### SHORT EXERCISE
The line holding "import pandas as pd" is the last one to output; start at the first line of the data, keep every line in between exactly, and leave out pictures.

### DATASET SECTION
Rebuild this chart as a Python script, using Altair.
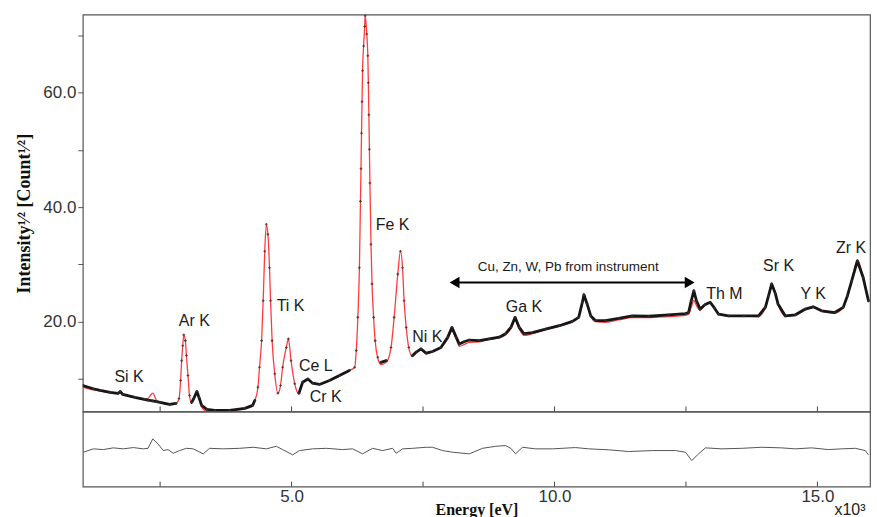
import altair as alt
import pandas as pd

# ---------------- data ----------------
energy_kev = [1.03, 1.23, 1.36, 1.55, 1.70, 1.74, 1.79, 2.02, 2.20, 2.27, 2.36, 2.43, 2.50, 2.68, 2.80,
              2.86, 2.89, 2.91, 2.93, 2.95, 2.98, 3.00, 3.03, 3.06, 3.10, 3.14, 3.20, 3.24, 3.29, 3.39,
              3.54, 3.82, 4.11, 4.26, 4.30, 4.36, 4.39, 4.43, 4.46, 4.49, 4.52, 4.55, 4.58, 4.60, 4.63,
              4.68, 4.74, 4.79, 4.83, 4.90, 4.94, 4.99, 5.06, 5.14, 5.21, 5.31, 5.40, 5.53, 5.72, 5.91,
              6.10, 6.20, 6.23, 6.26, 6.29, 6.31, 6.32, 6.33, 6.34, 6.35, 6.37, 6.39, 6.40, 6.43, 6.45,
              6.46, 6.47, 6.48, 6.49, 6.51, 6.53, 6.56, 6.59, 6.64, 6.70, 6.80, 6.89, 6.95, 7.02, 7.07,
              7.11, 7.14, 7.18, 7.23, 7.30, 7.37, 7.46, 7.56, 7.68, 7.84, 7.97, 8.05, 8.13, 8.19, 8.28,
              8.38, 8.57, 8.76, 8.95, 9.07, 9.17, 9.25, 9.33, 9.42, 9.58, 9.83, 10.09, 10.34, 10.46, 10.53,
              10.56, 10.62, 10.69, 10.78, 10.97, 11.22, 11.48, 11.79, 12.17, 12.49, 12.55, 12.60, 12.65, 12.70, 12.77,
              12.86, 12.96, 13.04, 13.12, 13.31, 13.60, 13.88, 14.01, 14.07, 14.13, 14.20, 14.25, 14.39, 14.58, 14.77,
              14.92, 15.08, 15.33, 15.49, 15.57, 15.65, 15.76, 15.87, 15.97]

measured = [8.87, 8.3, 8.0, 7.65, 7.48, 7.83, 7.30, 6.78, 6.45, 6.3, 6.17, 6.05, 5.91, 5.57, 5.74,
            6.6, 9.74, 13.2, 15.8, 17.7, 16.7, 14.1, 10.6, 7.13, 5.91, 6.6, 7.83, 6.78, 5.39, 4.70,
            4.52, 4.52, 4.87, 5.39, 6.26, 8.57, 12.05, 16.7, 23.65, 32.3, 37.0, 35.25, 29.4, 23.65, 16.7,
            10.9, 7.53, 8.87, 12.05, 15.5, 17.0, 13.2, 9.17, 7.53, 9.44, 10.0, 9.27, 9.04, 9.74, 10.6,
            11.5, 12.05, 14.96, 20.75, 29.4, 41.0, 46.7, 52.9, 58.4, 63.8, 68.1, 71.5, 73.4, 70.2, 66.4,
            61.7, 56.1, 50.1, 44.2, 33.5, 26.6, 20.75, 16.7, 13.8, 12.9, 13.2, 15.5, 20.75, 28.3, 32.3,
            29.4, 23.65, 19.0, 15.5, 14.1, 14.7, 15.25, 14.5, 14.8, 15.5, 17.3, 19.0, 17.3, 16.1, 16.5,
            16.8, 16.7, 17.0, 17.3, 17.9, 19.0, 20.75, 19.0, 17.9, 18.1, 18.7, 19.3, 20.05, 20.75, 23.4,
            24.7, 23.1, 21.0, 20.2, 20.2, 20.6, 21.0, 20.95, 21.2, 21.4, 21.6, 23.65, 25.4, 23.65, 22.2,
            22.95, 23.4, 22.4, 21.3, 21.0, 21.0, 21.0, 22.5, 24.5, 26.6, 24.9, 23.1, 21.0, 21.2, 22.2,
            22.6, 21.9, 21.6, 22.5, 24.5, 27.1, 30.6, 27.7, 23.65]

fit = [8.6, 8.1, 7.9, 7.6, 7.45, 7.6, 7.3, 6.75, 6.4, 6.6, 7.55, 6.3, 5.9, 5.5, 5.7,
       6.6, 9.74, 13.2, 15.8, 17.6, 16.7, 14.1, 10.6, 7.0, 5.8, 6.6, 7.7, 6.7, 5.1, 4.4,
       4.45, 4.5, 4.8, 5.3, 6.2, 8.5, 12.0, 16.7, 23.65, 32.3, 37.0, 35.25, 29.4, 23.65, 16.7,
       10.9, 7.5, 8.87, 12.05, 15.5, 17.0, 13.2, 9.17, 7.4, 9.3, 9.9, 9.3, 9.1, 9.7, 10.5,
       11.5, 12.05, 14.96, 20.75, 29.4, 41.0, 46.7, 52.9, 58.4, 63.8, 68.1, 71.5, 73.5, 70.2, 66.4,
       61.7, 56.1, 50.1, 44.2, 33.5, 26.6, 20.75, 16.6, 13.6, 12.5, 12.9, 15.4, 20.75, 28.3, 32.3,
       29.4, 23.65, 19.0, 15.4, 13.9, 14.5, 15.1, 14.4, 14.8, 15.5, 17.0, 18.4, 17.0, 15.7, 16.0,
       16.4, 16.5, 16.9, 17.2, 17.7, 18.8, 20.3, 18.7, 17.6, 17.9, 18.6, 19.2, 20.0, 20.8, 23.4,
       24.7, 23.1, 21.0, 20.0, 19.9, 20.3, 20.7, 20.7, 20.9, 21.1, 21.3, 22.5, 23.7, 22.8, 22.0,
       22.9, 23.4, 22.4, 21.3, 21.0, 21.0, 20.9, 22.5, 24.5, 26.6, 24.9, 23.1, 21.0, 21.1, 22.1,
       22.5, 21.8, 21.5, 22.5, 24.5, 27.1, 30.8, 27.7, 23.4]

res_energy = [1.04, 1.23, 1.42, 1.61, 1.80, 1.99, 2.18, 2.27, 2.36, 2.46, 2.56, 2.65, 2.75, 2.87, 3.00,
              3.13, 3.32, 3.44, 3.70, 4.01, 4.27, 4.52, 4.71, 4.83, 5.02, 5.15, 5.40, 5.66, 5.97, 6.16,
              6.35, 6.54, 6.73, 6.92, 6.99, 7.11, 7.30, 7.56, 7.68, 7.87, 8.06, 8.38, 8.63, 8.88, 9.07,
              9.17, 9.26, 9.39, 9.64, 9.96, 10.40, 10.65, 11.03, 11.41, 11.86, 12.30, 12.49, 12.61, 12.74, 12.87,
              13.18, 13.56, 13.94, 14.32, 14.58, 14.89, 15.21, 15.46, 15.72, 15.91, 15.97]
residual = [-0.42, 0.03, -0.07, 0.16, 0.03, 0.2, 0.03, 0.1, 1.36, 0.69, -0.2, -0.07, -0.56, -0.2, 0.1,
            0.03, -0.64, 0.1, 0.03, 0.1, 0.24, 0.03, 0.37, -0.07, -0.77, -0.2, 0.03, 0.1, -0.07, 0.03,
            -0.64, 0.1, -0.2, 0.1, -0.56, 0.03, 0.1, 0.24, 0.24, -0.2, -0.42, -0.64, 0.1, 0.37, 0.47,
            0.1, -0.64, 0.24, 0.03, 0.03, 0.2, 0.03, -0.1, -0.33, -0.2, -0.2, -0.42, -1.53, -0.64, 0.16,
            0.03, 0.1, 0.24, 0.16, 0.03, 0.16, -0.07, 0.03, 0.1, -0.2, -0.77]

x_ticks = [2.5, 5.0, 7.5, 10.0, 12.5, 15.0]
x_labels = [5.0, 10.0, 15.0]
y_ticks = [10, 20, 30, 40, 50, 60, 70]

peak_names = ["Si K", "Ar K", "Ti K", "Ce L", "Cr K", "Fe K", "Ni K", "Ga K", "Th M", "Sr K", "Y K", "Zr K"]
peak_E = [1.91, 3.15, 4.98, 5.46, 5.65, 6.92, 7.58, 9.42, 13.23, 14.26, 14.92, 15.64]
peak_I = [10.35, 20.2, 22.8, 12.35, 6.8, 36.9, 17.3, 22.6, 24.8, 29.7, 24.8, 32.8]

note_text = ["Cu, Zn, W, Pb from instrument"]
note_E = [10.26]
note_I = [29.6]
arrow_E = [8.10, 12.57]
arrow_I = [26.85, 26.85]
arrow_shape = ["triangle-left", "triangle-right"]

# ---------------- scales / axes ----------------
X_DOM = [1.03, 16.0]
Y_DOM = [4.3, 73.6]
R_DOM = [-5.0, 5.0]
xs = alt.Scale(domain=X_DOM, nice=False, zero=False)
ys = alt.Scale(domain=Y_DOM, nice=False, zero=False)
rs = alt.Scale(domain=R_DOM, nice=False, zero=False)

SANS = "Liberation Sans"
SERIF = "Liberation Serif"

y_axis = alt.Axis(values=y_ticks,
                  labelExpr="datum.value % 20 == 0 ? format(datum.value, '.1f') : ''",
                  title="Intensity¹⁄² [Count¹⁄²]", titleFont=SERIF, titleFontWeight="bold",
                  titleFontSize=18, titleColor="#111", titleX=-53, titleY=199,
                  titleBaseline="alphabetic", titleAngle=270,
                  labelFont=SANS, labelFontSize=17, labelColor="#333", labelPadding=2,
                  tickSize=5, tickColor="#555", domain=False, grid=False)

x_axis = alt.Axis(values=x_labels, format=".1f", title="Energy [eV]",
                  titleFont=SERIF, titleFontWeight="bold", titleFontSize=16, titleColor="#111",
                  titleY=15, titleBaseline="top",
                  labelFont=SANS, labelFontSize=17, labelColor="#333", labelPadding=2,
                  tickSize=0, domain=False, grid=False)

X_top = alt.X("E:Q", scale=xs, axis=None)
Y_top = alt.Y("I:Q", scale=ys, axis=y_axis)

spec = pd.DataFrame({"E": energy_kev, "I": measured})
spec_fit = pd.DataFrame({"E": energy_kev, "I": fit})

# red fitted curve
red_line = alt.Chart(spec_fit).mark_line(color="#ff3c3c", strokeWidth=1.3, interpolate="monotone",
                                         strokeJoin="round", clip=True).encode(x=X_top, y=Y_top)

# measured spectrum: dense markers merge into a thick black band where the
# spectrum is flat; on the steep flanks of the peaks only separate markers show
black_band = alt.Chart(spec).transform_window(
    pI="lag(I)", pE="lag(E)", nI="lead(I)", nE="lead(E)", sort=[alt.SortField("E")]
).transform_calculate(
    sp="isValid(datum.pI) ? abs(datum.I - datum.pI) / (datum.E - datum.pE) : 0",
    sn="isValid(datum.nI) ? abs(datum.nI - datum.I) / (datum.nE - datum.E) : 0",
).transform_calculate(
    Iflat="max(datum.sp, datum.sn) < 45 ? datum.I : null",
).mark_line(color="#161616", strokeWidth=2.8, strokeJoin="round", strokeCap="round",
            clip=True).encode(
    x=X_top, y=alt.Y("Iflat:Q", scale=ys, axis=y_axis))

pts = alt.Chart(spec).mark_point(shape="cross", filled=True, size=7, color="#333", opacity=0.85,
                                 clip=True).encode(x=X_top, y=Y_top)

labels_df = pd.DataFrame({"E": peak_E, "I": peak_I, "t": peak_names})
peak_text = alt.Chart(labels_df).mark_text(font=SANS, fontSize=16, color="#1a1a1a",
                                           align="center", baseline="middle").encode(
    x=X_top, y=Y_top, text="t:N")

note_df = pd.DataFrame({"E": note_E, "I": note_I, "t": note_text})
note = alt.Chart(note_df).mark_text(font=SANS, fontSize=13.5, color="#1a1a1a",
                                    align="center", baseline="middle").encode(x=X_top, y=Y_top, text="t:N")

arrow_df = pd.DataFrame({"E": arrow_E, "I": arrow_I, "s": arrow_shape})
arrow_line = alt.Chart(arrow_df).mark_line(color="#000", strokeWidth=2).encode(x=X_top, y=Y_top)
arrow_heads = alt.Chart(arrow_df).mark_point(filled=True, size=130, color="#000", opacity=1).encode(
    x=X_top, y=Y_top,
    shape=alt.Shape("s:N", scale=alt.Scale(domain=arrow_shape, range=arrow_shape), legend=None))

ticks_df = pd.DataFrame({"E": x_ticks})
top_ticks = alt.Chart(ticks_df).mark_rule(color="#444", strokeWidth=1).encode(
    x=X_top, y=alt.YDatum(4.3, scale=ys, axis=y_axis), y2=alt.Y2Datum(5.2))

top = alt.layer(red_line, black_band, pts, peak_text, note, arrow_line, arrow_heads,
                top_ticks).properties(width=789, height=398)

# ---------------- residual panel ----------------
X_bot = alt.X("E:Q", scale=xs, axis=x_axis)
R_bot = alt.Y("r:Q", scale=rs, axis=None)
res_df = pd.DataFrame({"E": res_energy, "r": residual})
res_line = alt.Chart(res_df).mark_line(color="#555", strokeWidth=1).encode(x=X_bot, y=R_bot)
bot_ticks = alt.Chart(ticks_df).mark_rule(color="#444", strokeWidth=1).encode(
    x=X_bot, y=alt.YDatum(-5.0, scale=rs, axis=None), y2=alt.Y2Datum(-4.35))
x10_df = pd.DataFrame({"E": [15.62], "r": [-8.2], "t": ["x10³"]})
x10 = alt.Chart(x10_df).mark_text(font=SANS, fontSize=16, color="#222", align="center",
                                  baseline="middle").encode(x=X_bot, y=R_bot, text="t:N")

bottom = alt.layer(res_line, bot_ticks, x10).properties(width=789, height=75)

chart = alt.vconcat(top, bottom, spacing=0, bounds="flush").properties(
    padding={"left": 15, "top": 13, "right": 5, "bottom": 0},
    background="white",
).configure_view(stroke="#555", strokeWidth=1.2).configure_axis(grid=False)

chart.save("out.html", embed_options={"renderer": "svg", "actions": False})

### COMPLETED TASK
Rebuild this chart as a Python script, using Altair.
import altair as alt
import pandas as pd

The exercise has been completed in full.